Below is a listing to write out in full, exactly as given, without its pictures.

> **Data segment**
▬▬▬▬▬▬▬▬▬▬

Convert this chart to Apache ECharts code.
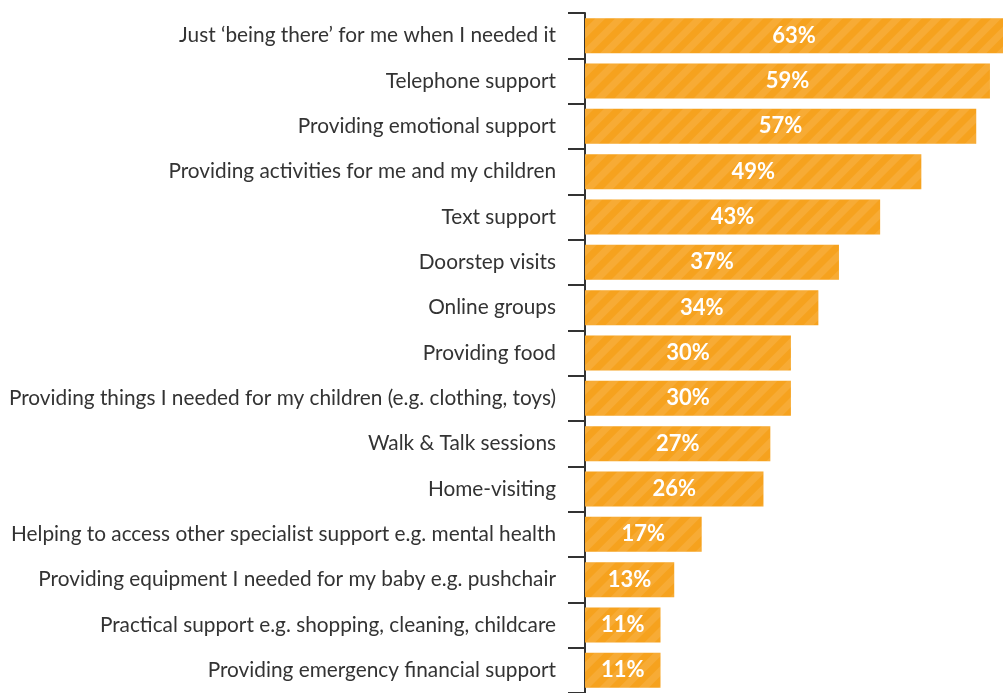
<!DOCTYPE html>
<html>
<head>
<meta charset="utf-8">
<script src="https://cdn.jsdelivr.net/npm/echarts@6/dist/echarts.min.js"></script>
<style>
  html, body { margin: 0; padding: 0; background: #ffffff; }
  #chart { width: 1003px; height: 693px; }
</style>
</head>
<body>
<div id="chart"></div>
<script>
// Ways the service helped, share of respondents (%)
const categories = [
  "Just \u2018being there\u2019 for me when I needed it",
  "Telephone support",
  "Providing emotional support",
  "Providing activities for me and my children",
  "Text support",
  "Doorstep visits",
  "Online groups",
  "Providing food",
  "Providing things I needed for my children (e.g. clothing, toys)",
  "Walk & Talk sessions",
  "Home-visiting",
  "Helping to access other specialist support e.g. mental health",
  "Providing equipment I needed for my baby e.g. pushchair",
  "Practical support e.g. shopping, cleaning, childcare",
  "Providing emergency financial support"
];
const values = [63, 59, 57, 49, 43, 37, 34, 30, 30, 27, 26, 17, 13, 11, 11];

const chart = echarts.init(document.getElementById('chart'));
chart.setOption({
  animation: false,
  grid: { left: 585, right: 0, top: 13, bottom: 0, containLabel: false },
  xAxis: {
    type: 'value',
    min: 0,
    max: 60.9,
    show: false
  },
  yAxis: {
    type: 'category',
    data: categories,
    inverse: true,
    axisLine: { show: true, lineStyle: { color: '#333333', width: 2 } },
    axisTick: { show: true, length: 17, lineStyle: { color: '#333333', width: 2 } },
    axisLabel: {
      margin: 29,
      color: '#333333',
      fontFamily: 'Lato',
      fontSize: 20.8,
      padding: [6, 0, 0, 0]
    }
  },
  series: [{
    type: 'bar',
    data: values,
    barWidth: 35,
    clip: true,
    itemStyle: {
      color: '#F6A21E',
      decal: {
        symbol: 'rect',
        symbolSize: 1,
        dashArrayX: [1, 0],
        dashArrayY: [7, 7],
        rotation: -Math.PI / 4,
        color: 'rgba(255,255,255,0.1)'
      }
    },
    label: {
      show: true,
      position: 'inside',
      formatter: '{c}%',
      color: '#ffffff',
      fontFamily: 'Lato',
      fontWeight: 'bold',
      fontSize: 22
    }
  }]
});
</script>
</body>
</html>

▬▬▬▬▬▬▬▬▬▬

> **Reply to the exercise**
Convert this chart to Apache ECharts code.
<!DOCTYPE html>
<html>
<head>
<meta charset="utf-8">
<script src="https://cdn.jsdelivr.net/npm/echarts@6/dist/echarts.min.js"></script>
<style>
  html, body { margin: 0; padding: 0; background: #ffffff; }
  #chart { width: 1003px; height: 693px; }
</style>
</head>
<body>
<div id="chart"></div>
<script>
// Ways the service helped, share of respondents (%)
const categories = [
  "Just \u2018being there\u2019 for me when I needed it",
  "Telephone support",
  "Providing emotional support",
  "Providing activities for me and my children",
  "Text support",
  "Doorstep visits",
  "Online groups",
  "Providing food",
  "Providing things I needed for my children (e.g. clothing, toys)",
  "Walk & Talk sessions",
  "Home-visiting",
  "Helping to access other specialist support e.g. mental health",
  "Providing equipment I needed for my baby e.g. pushchair",
  "Practical support e.g. shopping, cleaning, childcare",
  "Providing emergency financial support"
];
const values = [63, 59, 57, 49, 43, 37, 34, 30, 30, 27, 26, 17, 13, 11, 11];

const chart = echarts.init(document.getElementById('chart'));
chart.setOption({
  animation: false,
  grid: { left: 585, right: 0, top: 13, bottom: 0, containLabel: false },
  xAxis: {
    type: 'value',
    min: 0,
    max: 60.9,
    show: false
  },
  yAxis: {
    type: 'category',
    data: categories,
    inverse: true,
    axisLine: { show: true, lineStyle: { color: '#333333', width: 2 } },
    axisTick: { show: true, length: 17, lineStyle: { color: '#333333', width: 2 } },
    axisLabel: {
      margin: 29,
      color: '#333333',
      fontFamily: 'Lato',
      fontSize: 20.8,
      padding: [6, 0, 0, 0]
    }
  },
  series: [{
    type: 'bar',
    data: values,
    barWidth: 35,
    clip: true,
    itemStyle: {
      color: '#F6A21E',
      decal: {
        symbol: 'rect',
        symbolSize: 1,
        dashArrayX: [1, 0],
        dashArrayY: [7, 7],
        rotation: -Math.PI / 4,
        color: 'rgba(255,255,255,0.1)'
      }
    },
    label: {
      show: true,
      position: 'inside',
      formatter: '{c}%',
      color: '#ffffff',
      fontFamily: 'Lato',
      fontWeight: 'bold',
      fontSize: 22
    }
  }]
});
</script>
</body>
</html>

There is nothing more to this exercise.